Written exercise:
In the records that follow, show each line where the word "this" is present.

## Begin Provided data

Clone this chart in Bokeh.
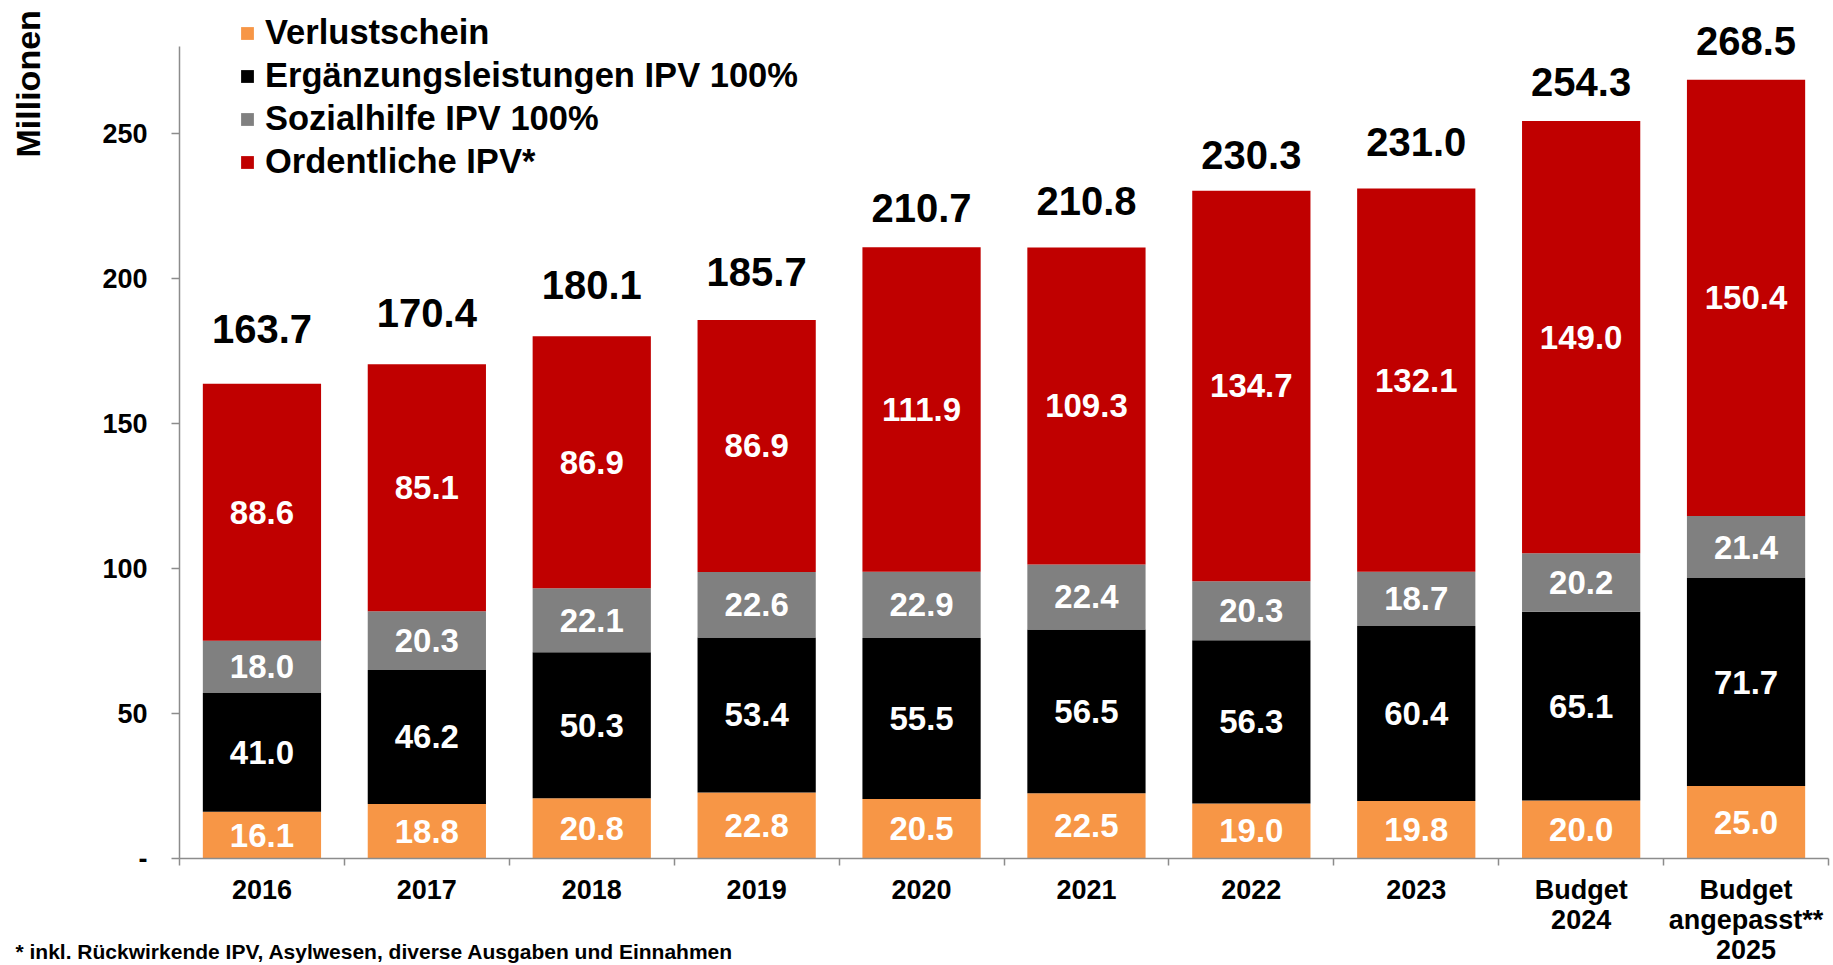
import numpy as np
from bokeh.plotting import figure
from bokeh.models import (ColumnDataSource, Range1d, FixedTicker, Legend,
                          LegendItem, Label)
from bokeh.core.properties import value
from bokeh.embed import file_html
from bokeh.resources import INLINE

# ---------------- data ----------------
categories = ["2016", "2017", "2018", "2019", "2020", "2021", "2022", "2023",
              "Budget\n2024", "Budget\nangepasst**\n2025"]
series_names = ["Verlustschein", "Ergänzungsleistungen IPV 100%",
                "Sozialhilfe IPV 100%", "Ordentliche IPV*"]
verlustschein = [16.1, 18.8, 20.8, 22.8, 20.5, 22.5, 19.0, 19.8, 20.0, 25.0]
ergaenzungsleistungen = [41.0, 46.2, 50.3, 53.4, 55.5, 56.5, 56.3, 60.4, 65.1, 71.7]
sozialhilfe = [18.0, 20.3, 22.1, 22.6, 22.9, 22.4, 20.3, 18.7, 20.2, 21.4]
ordentliche = [88.6, 85.1, 86.9, 86.9, 111.9, 109.3, 134.7, 132.1, 149.0, 150.4]
totals = [163.7, 170.4, 180.1, 185.7, 210.7, 210.8, 230.3, 231.0, 254.3, 268.5]
y_ticks = [0, 50, 100, 150, 200, 250]
y_tick_labels = ["-", "50", "100", "150", "200", "250"]
footnote = "* inkl. Rückwirkende IPV, Asylwesen, diverse Ausgaben und Einnahmen"
y_label = "Millionen"

# ---------------- layout / styles ----------------
W, H = 1833, 965
ORIGIN_X, ORIGIN_Y = 179, 858      # pixel position of the axes' origin
PX_PER_CAT, PX_PER_UNIT = 164.9, 2.9
Y_AXIS_TOP = 280
colors = ["#F79646", "#000000", "#808080", "#C00000"]
total_gap_px = [55, 51, 51, 48, 39, 46, 36, 47, 39, 39]   # label centre above bar top
axis_color = "#8C8C8C"
FONT = "Liberation Sans"

series = [verlustschein, ergaenzungsleistungen, sozialhilfe, ordentliche]
keys = ["s0", "s1", "s2", "s3"]
n = len(categories)
xs = [i + 0.5 for i in range(n)]

src = ColumnDataSource(dict(x=xs, **{k: v for k, v in zip(keys, series)}))

x_range = Range1d(-ORIGIN_X / PX_PER_CAT, (W - ORIGIN_X) / PX_PER_CAT)
y_range = Range1d(-(H - ORIGIN_Y) / PX_PER_UNIT, ORIGIN_Y / PX_PER_UNIT)

p = figure(width=W, height=H, x_range=x_range, y_range=y_range,
           output_backend="svg", toolbar_location=None,
           min_border_left=0, min_border_right=0, min_border_top=0,
           min_border_bottom=0)
p.outline_line_color = None
p.xgrid.visible = False
p.ygrid.visible = False
p.background_fill_color = "white"

renderers = p.vbar_stack(keys, x="x", width=0.717, source=src,
                         fill_color=colors, line_color=None)

# segment labels
arr = np.array(series)
bottoms = np.vstack([np.zeros(arr.shape[1]), np.cumsum(arr, axis=0)[:-1]])
mids = bottoms + arr / 2.0
seg = ColumnDataSource(dict(
    x=np.tile(xs, arr.shape[0]),
    y=mids.flatten(),
    t=["%.1f" % v for v in arr.flatten()]))
p.text(x="x", y="y", text="t", source=seg, text_color="white",
       text_font=value(FONT), text_font_style="bold", text_font_size="33px",
       text_align="center", text_baseline="middle")

# totals
stack_top = arr.sum(axis=0)
tot = ColumnDataSource(dict(x=xs, y=stack_top, t=["%.1f" % v for v in totals],
                            off=[-g for g in total_gap_px]))
p.text(x="x", y="y", text="t", y_offset="off", source=tot, text_color="black",
       text_font=value(FONT), text_font_style="bold", text_font_size="40px",
       text_align="center", text_baseline="middle")

# x axis (drawn at y = 0)
xa = p.xaxis[0]
xa.fixed_location = 0
xa.bounds = (0, n)
xa.ticker = FixedTicker(ticks=xs, minor_ticks=list(range(n + 1)))
xa.major_label_overrides = {x: c for x, c in zip(xs, categories)}
xa.major_tick_line_color = None
xa.major_tick_in = 0
xa.major_tick_out = 0
xa.minor_tick_in = 0
xa.minor_tick_out = 7
xa.minor_tick_line_color = axis_color
xa.minor_tick_line_width = 1.5
xa.axis_line_color = axis_color
xa.axis_line_width = 1.5
xa.major_label_standoff = 9
xa.major_label_text_font = FONT
xa.major_label_text_font_style = "bold"
xa.major_label_text_font_size = "27px"
xa.major_label_text_color = "black"
xa.major_label_text_line_height = 1.0

# y axis (drawn at x = 0)
ya = p.yaxis[0]
ya.fixed_location = 0
ya.ticker = FixedTicker(ticks=y_ticks, minor_ticks=[])
ya.major_label_overrides = {t: l for t, l in zip(y_ticks, y_tick_labels)}
ya.bounds = (0, Y_AXIS_TOP)
ya.major_tick_in = 0
ya.major_tick_out = 8
ya.major_tick_line_color = axis_color
ya.major_tick_line_width = 1.5
ya.minor_tick_line_color = None
ya.axis_line_color = axis_color
ya.axis_line_width = 1.5
ya.major_label_standoff = 24
ya.major_label_text_font = FONT
ya.major_label_text_font_style = "bold"
ya.major_label_text_font_size = "27px"
ya.major_label_text_color = "black"

# legend
legend = Legend(
    items=[LegendItem(label=nm, renderers=[r]) for nm, r in zip(series_names, renderers)],
    location=(239, 784), orientation="vertical",
    label_text_font=FONT, label_text_font_style="bold",
    label_text_font_size="34.5px", label_text_color="black",
    glyph_width=16, glyph_height=16, label_standoff=10, label_height=37,
    spacing=4, padding=0, margin=0,
    border_line_color=None, background_fill_alpha=0)
p.add_layout(legend, "center")

# y label
p.add_layout(Label(x=27, y=H - 157, x_units="screen", y_units="screen",
                   text=y_label, angle=np.pi / 2, text_align="left",
                   text_baseline="middle", text_font=FONT,
                   text_font_style="bold", text_font_size="34px",
                   text_color="black"))

# footnote
p.add_layout(Label(x=15, y=14, x_units="screen", y_units="screen",
                   text=footnote, text_align="left",
                   text_baseline="alphabetic", text_font=FONT,
                   text_font_style="bold", text_font_size="21px",
                   text_color="black"))

open("out.html", "w").write(file_html(p, INLINE))
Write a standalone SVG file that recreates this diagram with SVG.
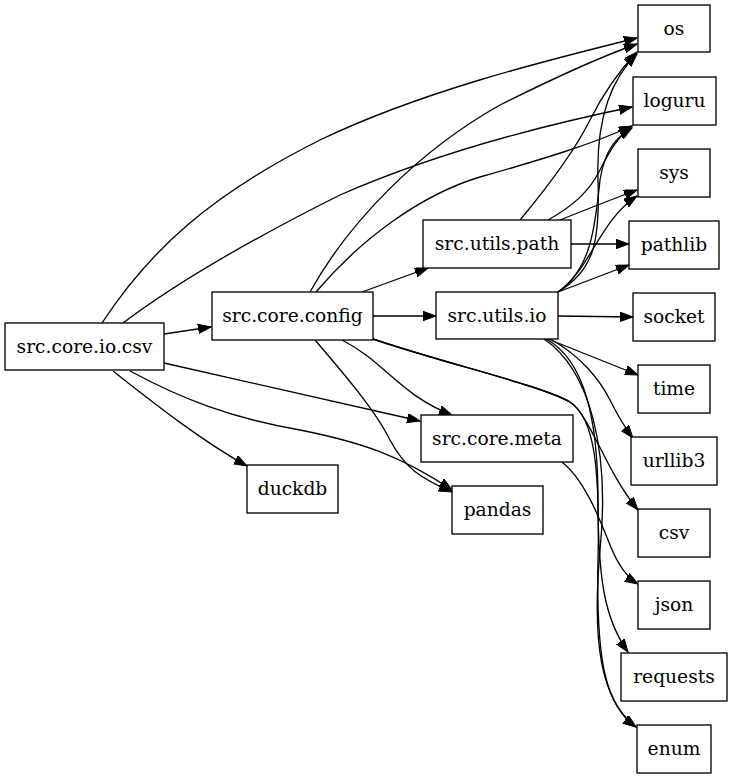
<svg xmlns="http://www.w3.org/2000/svg" width="732" height="779" viewBox="0 0 732 779">
<style>
.n rect{fill:#fff;stroke:#000;stroke-width:1.33}
.n text{font-family:"DejaVu Serif",serif;font-size:18.67px;text-anchor:middle;fill:#000}
.e path{fill:none;stroke:#000;stroke-width:1.33;marker-end:url(#ah)}
</style>
<defs>
<marker id="ah" markerUnits="userSpaceOnUse" markerWidth="16" markerHeight="12" refX="13" refY="4.7" orient="auto" viewBox="0 0 16 12">
<path d="M0,0 L13,4.7 L0,9.4 z" fill="#000" stroke="#000" stroke-width="1"/>
</marker>
</defs>
<rect width="732" height="779" fill="#fff"/>
<g id="edges" class="e">
<path d="M102,323 C150,250 210,195 320,140 C420,92 540,62 637,38"/>
<path d="M123,323 C180,280 260,235 340,195 C420,160 520,130 632,107"/>
<path d="M164,334 L211,327"/>
<path d="M164,363 L420,421"/>
<path d="M130,371 C180,398 230,418 300,430 C360,442 400,455 452,490"/>
<path d="M113,371 C150,400 200,440 247,466"/>
<path d="M310,292 C350,220 420,150 500,105 C560,75 600,57 637,44"/>
<path d="M316,292 C360,240 420,195 480,177 C540,160 590,145 632,126"/>
<path d="M362,292 L428,268"/>
<path d="M373,316 L436,316"/>
<path d="M342,340 C385,362 400,395 452,415"/>
<path d="M315,340 C345,375 375,410 390,440 C405,468 420,478 452,492"/>
<path d="M373,339 C450,365 540,385 570,402 C590,415 605,470 638,510"/>
<path d="M373,339 C450,365 540,385 570,402 C595,418 600,470 598,560 C596,660 605,705 636,727"/>
<path d="M520,220 C545,190 575,150 590,120 C605,90 620,70 637,52"/>
<path d="M548,220 C575,205 590,190 600,170 C610,150 618,137 632,126"/>
<path d="M560,220 C590,208 610,200 637,190"/>
<path d="M571,244 L629,244"/>
<path d="M558,292 C595,270 600,240 598,180 C596,120 610,80 637,54"/>
<path d="M558,292 C590,270 595,230 600,180 C605,150 615,138 632,128"/>
<path d="M558,292 C590,270 600,220 637,196"/>
<path d="M558,292 L629,265"/>
<path d="M558,316 L633,317"/>
<path d="M548,339 L638,375"/>
<path d="M550,339 C580,355 600,380 610,400 C620,420 625,428 633,438"/>
<path d="M546,339 C585,360 598,420 598,500 C598,580 605,620 628,652"/>
<path d="M544,339 C590,370 610,450 600,550 C592,640 600,700 636,727"/>
<path d="M562,462 C585,480 600,520 610,545 C618,565 628,578 638,584"/>
</g>
<g id="src.core.io.csv" class="n"><rect x="5" y="323" width="159" height="47"/><text x="84.5" y="352.5">src.core.io.csv</text></g>
<g id="src.core.config" class="n"><rect x="212" y="292" width="161" height="48"/><text x="292.5" y="322">src.core.config</text></g>
<g id="duckdb" class="n"><rect x="247" y="465" width="91" height="48"/><text x="292.5" y="495">duckdb</text></g>
<g id="src.utils.path" class="n"><rect x="423" y="220" width="148" height="48"/><text x="497" y="250">src.utils.path</text></g>
<g id="src.utils.io" class="n"><rect x="436" y="292" width="122" height="47"/><text x="497" y="321.5">src.utils.io</text></g>
<g id="src.core.meta" class="n"><rect x="421" y="415" width="152" height="47"/><text x="497" y="444.5">src.core.meta</text></g>
<g id="pandas" class="n"><rect x="452" y="486" width="91" height="48"/><text x="497.5" y="516">pandas</text></g>
<g id="os" class="n"><rect x="638" y="5" width="72" height="47"/><text x="674" y="34.5">os</text></g>
<g id="loguru" class="n"><rect x="633" y="77" width="83" height="48"/><text x="674.5" y="107">loguru</text></g>
<g id="sys" class="n"><rect x="638" y="149" width="72" height="48"/><text x="674" y="179">sys</text></g>
<g id="pathlib" class="n"><rect x="629" y="221" width="90" height="48"/><text x="674" y="251">pathlib</text></g>
<g id="socket" class="n"><rect x="633" y="293" width="82" height="48"/><text x="674" y="323">socket</text></g>
<g id="time" class="n"><rect x="638" y="365" width="72" height="48"/><text x="674" y="395">time</text></g>
<g id="urllib3" class="n"><rect x="631" y="437" width="86" height="48"/><text x="674" y="467">urllib3</text></g>
<g id="csv" class="n"><rect x="638" y="509" width="72" height="48"/><text x="674" y="539">csv</text></g>
<g id="json" class="n"><rect x="638" y="581" width="72" height="48"/><text x="674" y="611">json</text></g>
<g id="requests" class="n"><rect x="621" y="653" width="106" height="48"/><text x="674" y="683">requests</text></g>
<g id="enum" class="n"><rect x="637" y="725" width="74" height="48"/><text x="674" y="755">enum</text></g>
</svg>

## End Provided data

Answer below:
Clone this chart in Bokeh.
Write a standalone SVG file that recreates this diagram with SVG.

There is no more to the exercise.